Dear family, 10/25/2010
I was very glad to get your letter. I know the news still isn't good but I at least wanted to hear something from my family. This whole week I have been in a strange state of being. In times of extreme grief of pain you feel as though everything is a dream and you are just waiting to wake up from this unreal existence. This was made even easier to believe none of this was real as the only thing I had to go on was a call from my mission president. I have never felt so disconnected from all of you in my life. It was the first time on my mission that i truly felt the enormity of distance between us. I tried to stay focused this week but I felt my mind wander back to the situation and what all of you could be doing at any given time. My heart still aches for all of you. I feel, however, that I have avoided the temptation to let it become an excuse for me to take time off for myself. This is a critical time in my mission and if I haven't learned how to deal with tough times up to this point then I don't really know what I have been doing out here. If I truly know that the work is true then nothing should stop me from moving forward. So forward we go.

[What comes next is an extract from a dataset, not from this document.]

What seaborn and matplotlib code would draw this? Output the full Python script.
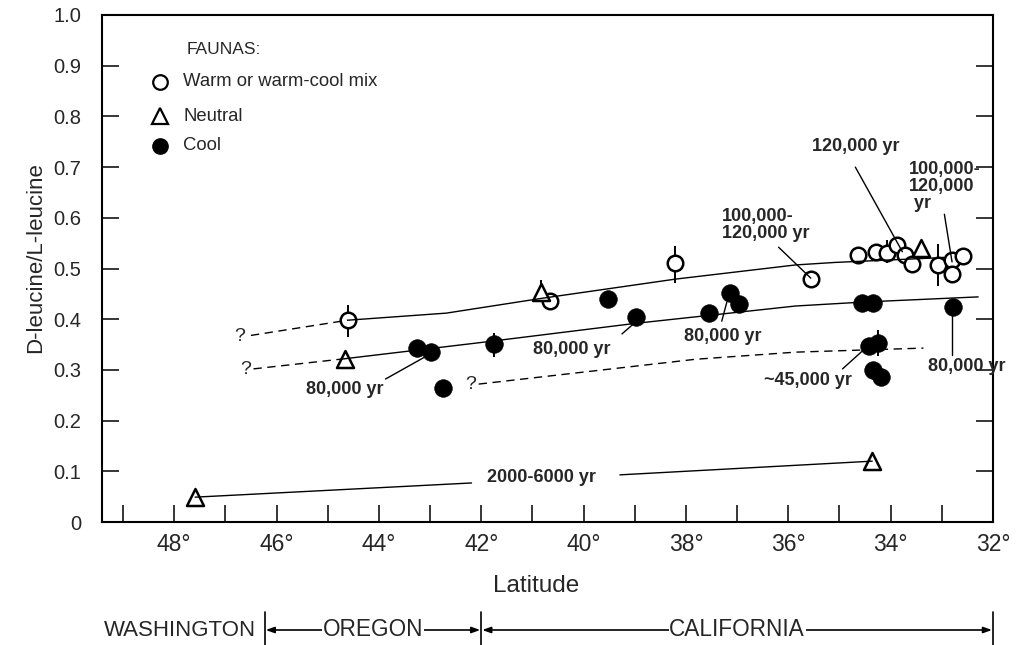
import numpy as np
import pandas as pd
import matplotlib
matplotlib.use("Agg")
import matplotlib.pyplot as plt
import seaborn as sns
from matplotlib import transforms

sns.set_style("white")
plt.rcParams['font.family'] = ['Liberation Sans', 'DejaVu Sans']

# ---------------- data ----------------
warm_lat = [44.61, 40.66, 38.21, 35.56, 34.63, 34.28, 34.08, 33.87, 33.71, 33.58, 33.07, 32.80, 32.80, 32.58]
warm_val = [0.398, 0.435, 0.511, 0.479, 0.527, 0.533, 0.531, 0.546, 0.527, 0.509, 0.507, 0.517, 0.489, 0.525]

neutral_lat = [44.67, 40.83, 33.40, 47.59, 34.36]
neutral_val = [0.322, 0.454, 0.540, 0.049, 0.120]

cool_lat = [43.26, 42.99, 42.74, 41.76, 39.52, 38.97, 37.55, 37.14, 36.97, 34.55, 34.34, 32.78, 34.43, 34.24, 34.35, 34.18]
cool_val = [0.343, 0.335, 0.264, 0.351, 0.440, 0.404, 0.412, 0.452, 0.430, 0.432, 0.432, 0.424, 0.347, 0.353, 0.300, 0.286]

# error bars (latitude, low, high)
err_lat = [44.61, 40.83, 38.21, 41.76, 34.08, 33.07, 34.24]
err_lo = [0.365, 0.440, 0.471, 0.325, 0.511, 0.465, 0.327]
err_hi = [0.428, 0.477, 0.544, 0.373, 0.556, 0.548, 0.379]

# trend lines
upper_dash_lat = [46.50, 44.61]
upper_dash_val = [0.368, 0.398]
upper_lat = [44.61, 42.68, 40.83, 38.21, 35.86, 35.08, 33.10, 32.95]
upper_val = [0.398, 0.412, 0.441, 0.479, 0.507, 0.512, 0.521, 0.522]

mid_dash_lat = [46.45, 44.67]
mid_dash_val = [0.302, 0.322]
mid_lat = [44.67, 42.09, 38.97, 35.86, 34.50, 32.29]
mid_val = [0.322, 0.353, 0.392, 0.426, 0.434, 0.444]

low_dash_lat = [42.05, 39.80, 37.81, 35.86, 33.36]
low_dash_val = [0.272, 0.298, 0.321, 0.335, 0.343]

young_lat_a = [47.59, 42.19]
young_val_a = [0.049, 0.077]
young_lat_b = [39.29, 34.36]
young_val_b = [0.093, 0.120]

# "?" marks
q_lat = [46.72, 46.60, 42.21]
q_val = [0.366, 0.300, 0.272]

# age labels: text, position, horizontal alignment
age_text = ["80,000 yr", "80,000 yr", "80,000 yr", "~45,000 yr", "80,000 yr",
            "120,000 yr", "100,000-\n120,000\n yr", "100,000-\n120,000 yr", "2000-6000 yr"]
age_lat = [44.67, 40.24, 37.28, 35.62, 32.52, 34.69, 33.65, 37.30, 40.83]
age_val = [0.262, 0.341, 0.365, 0.280, 0.306, 0.740, 0.661, 0.586, 0.087]
age_ha = ["center", "center", "center", "center", "center", "center", "left", "left", "center"]

# leader lines (from, to)
lead_lat0 = [43.87, 39.25, 37.30, 34.94, 32.80, 34.69, 32.95, 36.19]
lead_val0 = [0.282, 0.371, 0.396, 0.302, 0.329, 0.700, 0.607, 0.542]
lead_lat1 = [43.11, 39.01, 37.20, 34.49, 32.80, 33.77, 32.80, 35.56]
lead_val1 = [0.325, 0.392, 0.434, 0.343, 0.414, 0.533, 0.513, 0.481]

x_major = [48, 46, 44, 42, 40, 38, 36, 34, 32]
x_labels = ["48°", "46°", "44°", "42°", "40°", "38°", "36°", "34°", "32°"]
x_minor = [49, 47, 45, 43, 41, 39, 37, 35, 33]
y_ticks = [0, 0.1, 0.2, 0.3, 0.4, 0.5, 0.6, 0.7, 0.8, 0.9, 1.0]
y_labels = ["0", "0.1", "0.2", "0.3", "0.4", "0.5", "0.6", "0.7", "0.8", "0.9", "1.0"]

state_names = ["WASHINGTON", "OREGON", "CALIFORNIA"]
state_bounds = [46.23, 42.0, 32.0]

legend_labels = ["Warm or warm-cool mix", "Neutral", "Cool"]

# ---------------- figure ----------------
fig = plt.figure(figsize=(10.16, 6.45), dpi=100)
ax = fig.add_axes([102 / 1016, 1 - 522 / 645, 891 / 1016, 507 / 645])

# error bars (behind markers)
ax.vlines(err_lat, err_lo, err_hi, color="black", lw=1.4, zorder=2)

# markers
sns.scatterplot(x=cool_lat, y=cool_val, marker="o", s=160, color="black",
                edgecolor="black", linewidth=0.5, ax=ax, zorder=3)
sns.scatterplot(x=warm_lat, y=warm_val, marker="o", s=125, color="white",
                edgecolor="black", linewidth=1.8, ax=ax, zorder=3)
sns.scatterplot(x=neutral_lat, y=neutral_val, marker="^", s=150, color="white",
                edgecolor="black", linewidth=1.8, ax=ax, zorder=3)

# trend lines
dash = (0, (6, 4))
for xs, ys, ls in [(upper_dash_lat, upper_dash_val, dash), (upper_lat, upper_val, "-"),
                   (mid_dash_lat, mid_dash_val, dash), (mid_lat, mid_val, "-"),
                   (low_dash_lat, low_dash_val, dash),
                   (young_lat_a, young_val_a, "-"), (young_lat_b, young_val_b, "-")]:
    sns.lineplot(x=xs, y=ys, sort=False, estimator=None, color="black", lw=1.0,
                 linestyle=ls, ax=ax, zorder=4)

for la, va in zip(q_lat, q_val):
    ax.text(la, va, "?", ha="center", va="center", fontsize=14, zorder=5)

for la0, va0, la1, va1 in zip(lead_lat0, lead_val0, lead_lat1, lead_val1):
    ax.plot([la0, la1], [va0, va1], color="black", lw=1.0, zorder=4)

for t, la, va, ha in zip(age_text, age_lat, age_val, age_ha):
    ax.text(la, va, t, ha=ha, va="center", fontsize=13, fontweight="bold",
            linespacing=1.0, zorder=5, clip_on=False)

# axes styling
ax.set_xlim(49.41, 32.0)
ax.set_ylim(0, 1.0)
ax.set_xticks(x_major)
ax.set_xticklabels(x_labels, fontsize=16.5)
ax.set_xticks(x_minor, minor=True)
ax.set_yticks(y_ticks)
ax.set_yticklabels(y_labels, fontsize=14.5)
ax.tick_params(axis="x", which="both", direction="in", length=12, width=1.3,
               bottom=True, top=False, pad=8)
ax.tick_params(axis="y", which="both", direction="in", length=12, width=1.3,
               left=True, right=True, pad=15)
for sp in ax.spines.values():
    sp.set_linewidth(1.5)
    sp.set_color("black")
ax.grid(False)

ax.set_xlabel("Latitude", fontsize=17.5)
ax.xaxis.set_label_coords(0.487, -0.104)
ax.set_ylabel("D-leucine/L-leucine", fontsize=16)
ax.yaxis.set_label_coords(-0.063, 0.521)

# legend (manual)
ax.text(0.095, 0.932, "FAUNAS:", transform=ax.transAxes, fontsize=12.5, va="center", ha="left")
leg_y = [0.868, 0.800, 0.742]
leg_style = [dict(marker="o", mfc="white", mec="black", mew=1.6, ms=10.5),
             dict(marker="^", mfc="white", mec="black", mew=1.6, ms=11),
             dict(marker="o", mfc="black", mec="black", mew=1.0, ms=11)]
for yy, lab, st in zip(leg_y, legend_labels, leg_style):
    ax.plot([0.065], [yy], transform=ax.transAxes, ls="none", clip_on=False, **st)
    ax.text(0.091, yy, lab, transform=ax.transAxes, fontsize=13.3, va="center", ha="left")

# state bar
bt = transforms.blended_transform_factory(ax.transData, fig.transFigure)
yb = 1 - 630 / 645
for b in state_bounds:
    ax.plot([b, b], [0, 1 - 612 / 645], transform=bt, color="black", lw=1.2, clip_on=False)
ax.text(46.40, yb, state_names[0], transform=bt, ha="right", va="center", fontsize=16)
for (x0, x1), name in zip([(46.23, 42.0), (42.0, 32.0)], state_names[1:]):
    ax.annotate("", xy=(x1 + 0.02, yb), xytext=(x0 - 0.02, yb), xycoords=bt, textcoords=bt,
                arrowprops=dict(arrowstyle="<|-|>,head_length=0.5,head_width=0.18",
                                color="black", lw=1.2, shrinkA=0, shrinkB=0),
                annotation_clip=False)
    ax.text((x0 + x1) / 2, yb, name, transform=bt,
            ha="center", va="center", fontsize=16.3,
            bbox=dict(facecolor="white", edgecolor="none", pad=0.5), zorder=6)

fig.savefig("out.png", dpi=100, facecolor="white")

I spent the first 4 days of the week in Riga where we received extra training on teaching. When I finally got back to my area I again was relieved that I could speak in Lithuanian with people again and not Russian or Latvian. We got right to work and in the few days we had we found 6 new people to teach. This Sunday a less-active that we have been working with for the last 2 months finally came to church to take of the sacrament. It was a small victory for sure. Last night we got lost. We had gotten on an unknown bus which took us near the outskirts of town and then the bus driver said, "get off!" We were alone on the bus except for an old lady who quietly got off the bus. My companion and I tried to find our way back to the main road. We thought we knew where we were so a little to hasty we went of into the dark and 15 minutes later found ourselves having walked in a huge circle. I took a minute to asses our situation. I looked around and in the distance I saw a church. That gave me some bearings and I realized where we were. As we were walking to the stop we found the old lady who couldn't see well and who was also lost. She asked if we knew how to get to center. We were in a very bad area late at night so I told her that we would walk with her to the bus stop and get her to center. We made it to a stop and a bus soon showed up and we made it back to center. It seemed as though whether we wanted to be or not, we were going to be led to help that old lady. God puts things in motion to bring about his purposes. We might feel like we are lost at first but if we can take a minute and find our bearings then we can be prepared to help others that are also lost in the dark. God loves us and wants us to be happy. Simple words with a deep eternal meaning. I feel peace for our family as I recalled some words from my Patriarchal blessing that I was confused about until now. Paraphrased, it just simply states how all at home will be well when I return. I know that scars sometimes remain as a memory but the pain fades away and we are strengthened in the process. I love all of you so much. Don't forget who we are and what we have.